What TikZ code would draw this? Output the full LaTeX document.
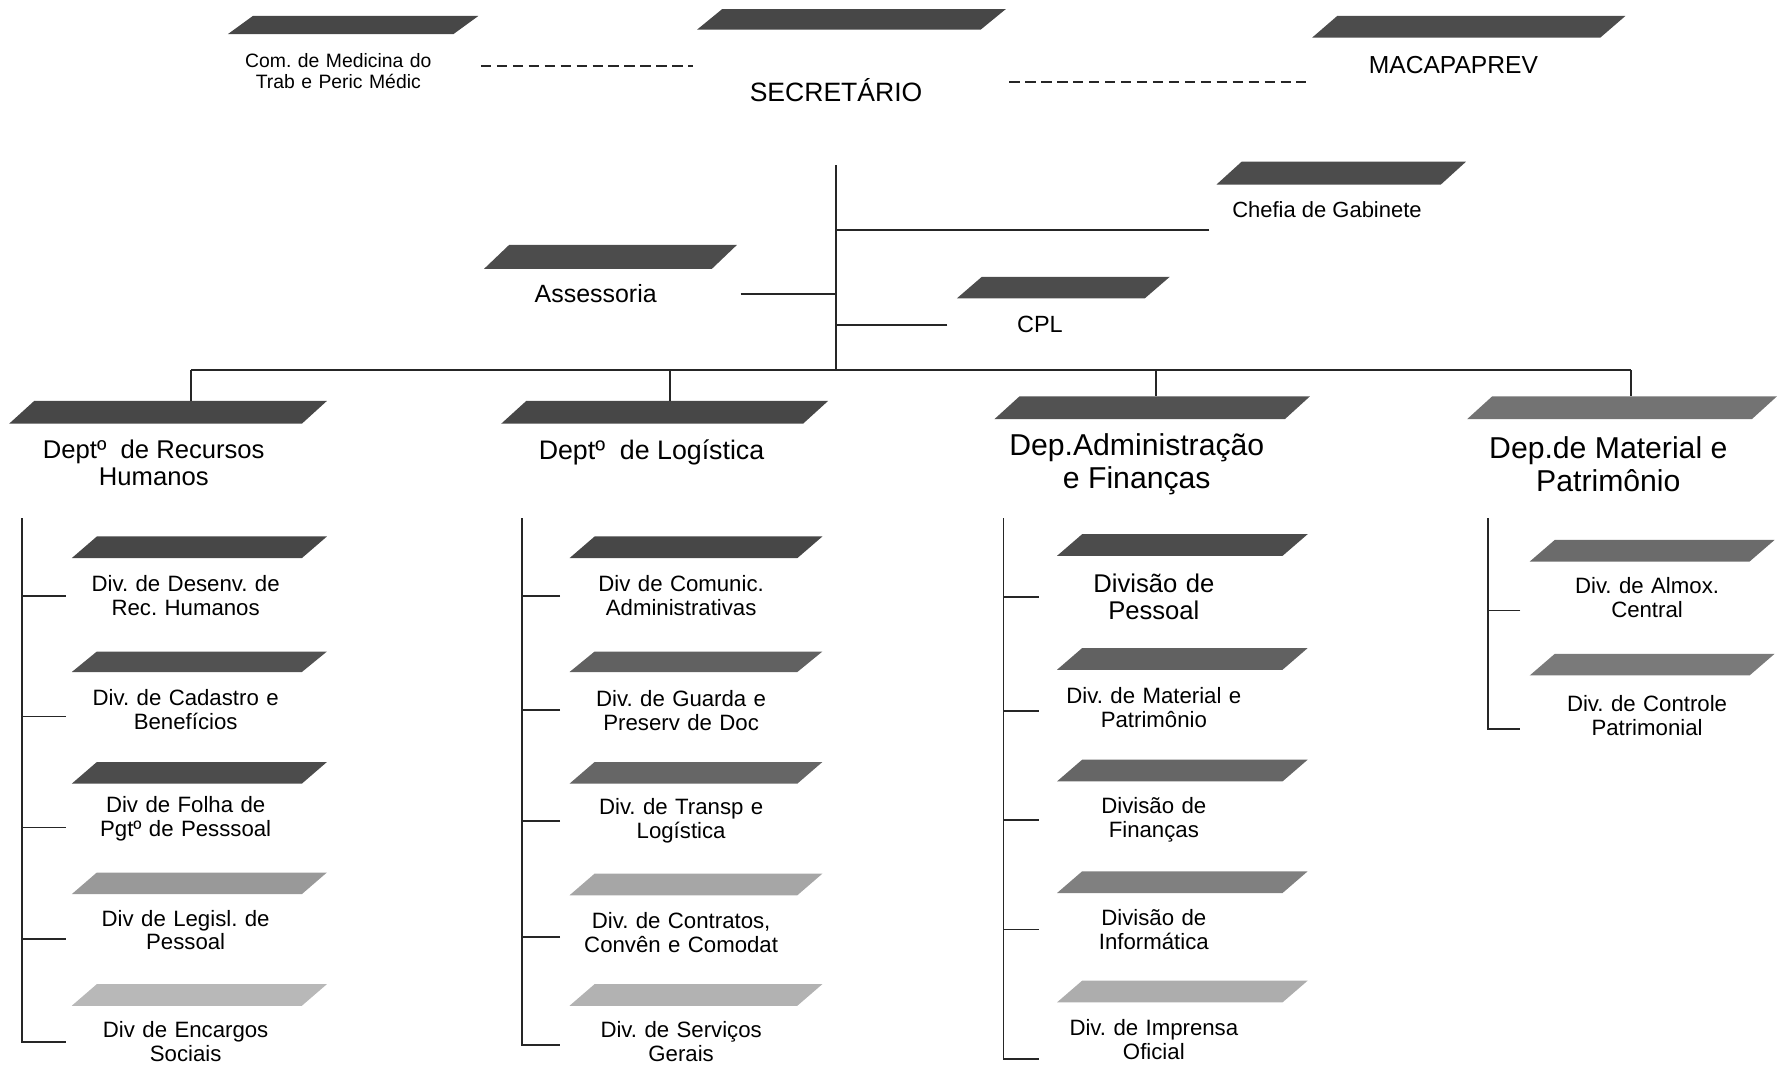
\documentclass[tikz,border=0pt]{standalone}
\usepackage{fontspec}
\setmainfont{Liberation Sans}
\frenchspacing
\newcommand{\pbox}[5]{\fill[black!#5] (#1,#2) -- ({#1+22},#4) -- (#3,#4) -- ({#3-22},#2) -- cycle;}
\begin{document}
\begin{tikzpicture}[x=1pt,y=-1pt,
  every node/.style={inner sep=0pt, align=center, text=black},
  conn/.style={line width=1.6pt, black!85},
  dashc/.style={line width=1.6pt, black!85, dash pattern=on 9pt off 5pt},
  sublbl/.style={font=\fontsize{19.5}{21}\selectfont, text width=#1},
  deptlbl/.style={font=\fontsize{22.5}{23.5}\selectfont},
  bigdept/.style={font=\fontsize{26.5}{29}\selectfont}]
\useasboundingbox (0,0) rectangle (1568,940);
% ---------- top row
\pbox{200}{30}{420}{14}{72}
\node[font=\fontsize{17}{19}\selectfont, text width=250pt] (com) at (297,62.5) {Com. de Medicina do\\Trab e Peric Médic};
\pbox{612}{26}{883}{8}{72}
\node[font=\fontsize{23.3}{26}\selectfont, minimum width=250pt, minimum height=132pt] (sec) at (734,79) {SECRETÁRIO};
\pbox{1152}{33}{1427}{14}{70}
\node[font=\fontsize{21.6}{24}\selectfont, minimum width=258pt] (mac) at (1276,57) {MACAPAPREV};
\coordinate (dl) at ([yshift=4.5pt]com.east);
\draw[dashc] (dl) -- (dl -| sec.west);
\coordinate (dr) at ([xshift=27pt,yshift=7pt]sec.east);
\draw[dashc] (dr) -- (dr -| mac.west);
% ---------- staff units
\coordinate (vbot) at (734,325);
\draw[conn] (sec.south) -- (vbot);
\pbox{1068}{162}{1287}{142}{70}
\node[font=\fontsize{19.3}{22}\selectfont, minimum width=206pt] (chef) at (1165,184) {Chefia de Gabinete};
\coordinate (cg) at ([yshift=-18pt]chef.west);
\draw[conn] (cg) -- (cg -| sec.south);
\pbox{425}{236}{647}{215}{70}
\node[font=\fontsize{21.9}{24}\selectfont, minimum width=254pt] (ass) at (523,258) {Assessoria};
\draw[conn] (ass.east) -- (ass.east -| sec.south);
\pbox{840}{262}{1027}{243}{70}
\node[font=\fontsize{20.6}{24}\selectfont, minimum width=162pt] (cpl) at (913,285) {CPL};
\draw[conn] (cpl.west) -- (cpl.west -| sec.south);
% ---------- departments
\coordinate (b1) at (168,325);
\coordinate (b2) at (588,325);
\coordinate (b3) at (1015,325);
\coordinate (b4) at (1432,325);
\draw[conn] (b1) -- (b4);
\pbox{8}{372}{287}{352}{72}
\node[deptlbl, minimum height=109pt] (rh) at (135,406.5) {Deptº\ \ de Recursos\\Humanos};
\pbox{440}{372}{727}{352}{72}
\node[deptlbl, font=\fontsize{23.5}{25}\selectfont, minimum height=90pt] (lg) at (572,397) {Deptº\ \ de Logística};
\pbox{873}{368}{1150}{348}{68}
\node[bigdept, minimum height=119pt] (ad) at (998,407.5) {Dep.Administração\\e Finanças};
\pbox{1288}{368}{1560}{348}{55}
\node[bigdept, minimum height=119pt] (mt) at (1412,407.5) {Dep.de Material e\\Patrimônio};
\draw[conn] (b1) -- (b1 |- rh.north);
\draw[conn] (b2) -- (b2 |- lg.north);
\draw[conn] (b3) -- (b3 |- ad.north);
\draw[conn] (b4) -- (b4 |- mt.north);
% ---------- RH divisions
\pbox{63}{490}{287}{471}{72}
\node[sublbl=210pt] (r1) at (163,523) {Div. de Desenv. de\\Rec. Humanos};
\pbox{63}{590}{287}{572}{68}
\node[sublbl=210pt] (r2) at (163,623) {Div. de Cadastro e\\Benefícios};
\pbox{63}{688}{287}{669}{70}
\node[sublbl=210pt] (r3) at (163,718.5) {Div de Folha de\\Pgtº de Pesssoal};
\pbox{63}{785}{287}{766}{40}
\node[sublbl=210pt] (r4) at (163,816.5) {Div de Legisl. de\\Pessoal};
\pbox{63}{883}{287}{864}{28}
\node[sublbl=210pt] (r5) at (163,914.5) {Div de Encargos\\Sociais};
\coordinate (rv) at (19,455);
\draw[conn] (rv) |- (r5.west);
\foreach \n/\s in {r1/0,r2/-6,r3/-8,r4/-8}{
  \coordinate (t) at ([yshift=\s pt]\n.west);
  \draw[conn] (t) -- (t -| rv);}
% ---------- Logistica divisions
\pbox{500}{490}{722}{471}{72}
\node[sublbl=212pt] (l1) at (598,522.5) {Div de Comunic.\\Administrativas};
\pbox{500}{590}{722}{572}{62}
\node[sublbl=212pt] (l2) at (598,623.5) {Div. de Guarda e\\Preserv de Doc};
\pbox{500}{688}{722}{669}{60}
\node[sublbl=212pt] (l3) at (598,720.5) {Div. de Transp e\\Logística};
\pbox{500}{786}{722}{767}{35}
\node[sublbl=212pt] (l4) at (598,818.5) {Div. de Contratos,\\Convên e Comodat};
\pbox{500}{883}{722}{864}{30}
\node[sublbl=212pt] (l5) at (598,914.5) {Div. de Serviços\\Gerais};
\coordinate (lv) at (458,455);
\coordinate (l5t) at ([yshift=-3pt]l5.west);
\draw[conn] (lv) |- (l5t);
\foreach \n/\s in {l1/-1,l2/0,l3/0,l4/-4}{
  \coordinate (t) at ([yshift=\s pt]\n.west);
  \draw[conn] (t) -- (t -| lv);}
% ---------- Administracao divisions
\pbox{928}{488}{1148}{469}{70}
\node[sublbl=202pt, font=\fontsize{22.5}{24}\selectfont] (a1) at (1013,524) {Divisão de\\Pessoal};
\pbox{928}{588}{1148}{569}{62}
\node[sublbl=202pt] (a2) at (1013,621) {Div. de Material e\\Patrimônio};
\pbox{928}{686}{1148}{667}{60}
\node[sublbl=202pt] (a3) at (1013,720) {Divisão de\\Finanças};
\pbox{928}{784}{1148}{765}{50}
\node[sublbl=202pt] (a4) at (1013,816) {Divisão de\\Informática};
\pbox{928}{880}{1148}{861}{32}
\node[sublbl=202pt] (a5) at (1013,913) {Div. de Imprensa\\Oficial};
\coordinate (av) at (881,455);
\coordinate (a5t) at ([yshift=-17pt]a5.west);
\draw[conn] (av) |- (a5t);
\foreach \n/\s in {a1/0,a2/-3,a3/0,a4/0}{
  \coordinate (t) at ([yshift=\s pt]\n.west);
  \draw[conn] (t) -- (t -| av);}
% ---------- Material divisions
\pbox{1343}{493}{1558}{474}{58}
\node[sublbl=222pt] (m1) at (1446,525) {Div. de Almox.\\Central};
\pbox{1343}{593}{1558}{574}{52}
\node[sublbl=222pt] (m2) at (1446,628) {Div. de Controle\\Patrimonial};
\coordinate (mv) at (1306,455);
\coordinate (m1t) at ([yshift=-11pt]m1.west);
\coordinate (m2t) at ([yshift=-12pt]m2.west);
\draw[conn] (mv) |- (m2t);
\draw[conn] (m1t) -- (m1t -| mv);
\end{tikzpicture}
\end{document}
|---|
Your instructions –
The data above needs to be retyped exactly, with the images left out.

Solution to this exercise –
What TikZ code would draw this? Output the full LaTeX document.
\documentclass[tikz,border=0pt]{standalone}
\usepackage{fontspec}
\setmainfont{Liberation Sans}
\frenchspacing
\newcommand{\pbox}[5]{\fill[black!#5] (#1,#2) -- ({#1+22},#4) -- (#3,#4) -- ({#3-22},#2) -- cycle;}
\begin{document}
\begin{tikzpicture}[x=1pt,y=-1pt,
  every node/.style={inner sep=0pt, align=center, text=black},
  conn/.style={line width=1.6pt, black!85},
  dashc/.style={line width=1.6pt, black!85, dash pattern=on 9pt off 5pt},
  sublbl/.style={font=\fontsize{19.5}{21}\selectfont, text width=#1},
  deptlbl/.style={font=\fontsize{22.5}{23.5}\selectfont},
  bigdept/.style={font=\fontsize{26.5}{29}\selectfont}]
\useasboundingbox (0,0) rectangle (1568,940);
% ---------- top row
\pbox{200}{30}{420}{14}{72}
\node[font=\fontsize{17}{19}\selectfont, text width=250pt] (com) at (297,62.5) {Com. de Medicina do\\Trab e Peric Médic};
\pbox{612}{26}{883}{8}{72}
\node[font=\fontsize{23.3}{26}\selectfont, minimum width=250pt, minimum height=132pt] (sec) at (734,79) {SECRETÁRIO};
\pbox{1152}{33}{1427}{14}{70}
\node[font=\fontsize{21.6}{24}\selectfont, minimum width=258pt] (mac) at (1276,57) {MACAPAPREV};
\coordinate (dl) at ([yshift=4.5pt]com.east);
\draw[dashc] (dl) -- (dl -| sec.west);
\coordinate (dr) at ([xshift=27pt,yshift=7pt]sec.east);
\draw[dashc] (dr) -- (dr -| mac.west);
% ---------- staff units
\coordinate (vbot) at (734,325);
\draw[conn] (sec.south) -- (vbot);
\pbox{1068}{162}{1287}{142}{70}
\node[font=\fontsize{19.3}{22}\selectfont, minimum width=206pt] (chef) at (1165,184) {Chefia de Gabinete};
\coordinate (cg) at ([yshift=-18pt]chef.west);
\draw[conn] (cg) -- (cg -| sec.south);
\pbox{425}{236}{647}{215}{70}
\node[font=\fontsize{21.9}{24}\selectfont, minimum width=254pt] (ass) at (523,258) {Assessoria};
\draw[conn] (ass.east) -- (ass.east -| sec.south);
\pbox{840}{262}{1027}{243}{70}
\node[font=\fontsize{20.6}{24}\selectfont, minimum width=162pt] (cpl) at (913,285) {CPL};
\draw[conn] (cpl.west) -- (cpl.west -| sec.south);
% ---------- departments
\coordinate (b1) at (168,325);
\coordinate (b2) at (588,325);
\coordinate (b3) at (1015,325);
\coordinate (b4) at (1432,325);
\draw[conn] (b1) -- (b4);
\pbox{8}{372}{287}{352}{72}
\node[deptlbl, minimum height=109pt] (rh) at (135,406.5) {Deptº\ \ de Recursos\\Humanos};
\pbox{440}{372}{727}{352}{72}
\node[deptlbl, font=\fontsize{23.5}{25}\selectfont, minimum height=90pt] (lg) at (572,397) {Deptº\ \ de Logística};
\pbox{873}{368}{1150}{348}{68}
\node[bigdept, minimum height=119pt] (ad) at (998,407.5) {Dep.Administração\\e Finanças};
\pbox{1288}{368}{1560}{348}{55}
\node[bigdept, minimum height=119pt] (mt) at (1412,407.5) {Dep.de Material e\\Patrimônio};
\draw[conn] (b1) -- (b1 |- rh.north);
\draw[conn] (b2) -- (b2 |- lg.north);
\draw[conn] (b3) -- (b3 |- ad.north);
\draw[conn] (b4) -- (b4 |- mt.north);
% ---------- RH divisions
\pbox{63}{490}{287}{471}{72}
\node[sublbl=210pt] (r1) at (163,523) {Div. de Desenv. de\\Rec. Humanos};
\pbox{63}{590}{287}{572}{68}
\node[sublbl=210pt] (r2) at (163,623) {Div. de Cadastro e\\Benefícios};
\pbox{63}{688}{287}{669}{70}
\node[sublbl=210pt] (r3) at (163,718.5) {Div de Folha de\\Pgtº de Pesssoal};
\pbox{63}{785}{287}{766}{40}
\node[sublbl=210pt] (r4) at (163,816.5) {Div de Legisl. de\\Pessoal};
\pbox{63}{883}{287}{864}{28}
\node[sublbl=210pt] (r5) at (163,914.5) {Div de Encargos\\Sociais};
\coordinate (rv) at (19,455);
\draw[conn] (rv) |- (r5.west);
\foreach \n/\s in {r1/0,r2/-6,r3/-8,r4/-8}{
  \coordinate (t) at ([yshift=\s pt]\n.west);
  \draw[conn] (t) -- (t -| rv);}
% ---------- Logistica divisions
\pbox{500}{490}{722}{471}{72}
\node[sublbl=212pt] (l1) at (598,522.5) {Div de Comunic.\\Administrativas};
\pbox{500}{590}{722}{572}{62}
\node[sublbl=212pt] (l2) at (598,623.5) {Div. de Guarda e\\Preserv de Doc};
\pbox{500}{688}{722}{669}{60}
\node[sublbl=212pt] (l3) at (598,720.5) {Div. de Transp e\\Logística};
\pbox{500}{786}{722}{767}{35}
\node[sublbl=212pt] (l4) at (598,818.5) {Div. de Contratos,\\Convên e Comodat};
\pbox{500}{883}{722}{864}{30}
\node[sublbl=212pt] (l5) at (598,914.5) {Div. de Serviços\\Gerais};
\coordinate (lv) at (458,455);
\coordinate (l5t) at ([yshift=-3pt]l5.west);
\draw[conn] (lv) |- (l5t);
\foreach \n/\s in {l1/-1,l2/0,l3/0,l4/-4}{
  \coordinate (t) at ([yshift=\s pt]\n.west);
  \draw[conn] (t) -- (t -| lv);}
% ---------- Administracao divisions
\pbox{928}{488}{1148}{469}{70}
\node[sublbl=202pt, font=\fontsize{22.5}{24}\selectfont] (a1) at (1013,524) {Divisão de\\Pessoal};
\pbox{928}{588}{1148}{569}{62}
\node[sublbl=202pt] (a2) at (1013,621) {Div. de Material e\\Patrimônio};
\pbox{928}{686}{1148}{667}{60}
\node[sublbl=202pt] (a3) at (1013,720) {Divisão de\\Finanças};
\pbox{928}{784}{1148}{765}{50}
\node[sublbl=202pt] (a4) at (1013,816) {Divisão de\\Informática};
\pbox{928}{880}{1148}{861}{32}
\node[sublbl=202pt] (a5) at (1013,913) {Div. de Imprensa\\Oficial};
\coordinate (av) at (881,455);
\coordinate (a5t) at ([yshift=-17pt]a5.west);
\draw[conn] (av) |- (a5t);
\foreach \n/\s in {a1/0,a2/-3,a3/0,a4/0}{
  \coordinate (t) at ([yshift=\s pt]\n.west);
  \draw[conn] (t) -- (t -| av);}
% ---------- Material divisions
\pbox{1343}{493}{1558}{474}{58}
\node[sublbl=222pt] (m1) at (1446,525) {Div. de Almox.\\Central};
\pbox{1343}{593}{1558}{574}{52}
\node[sublbl=222pt] (m2) at (1446,628) {Div. de Controle\\Patrimonial};
\coordinate (mv) at (1306,455);
\coordinate (m1t) at ([yshift=-11pt]m1.west);
\coordinate (m2t) at ([yshift=-12pt]m2.west);
\draw[conn] (mv) |- (m2t);
\draw[conn] (m1t) -- (m1t -| mv);
\end{tikzpicture}
\end{document}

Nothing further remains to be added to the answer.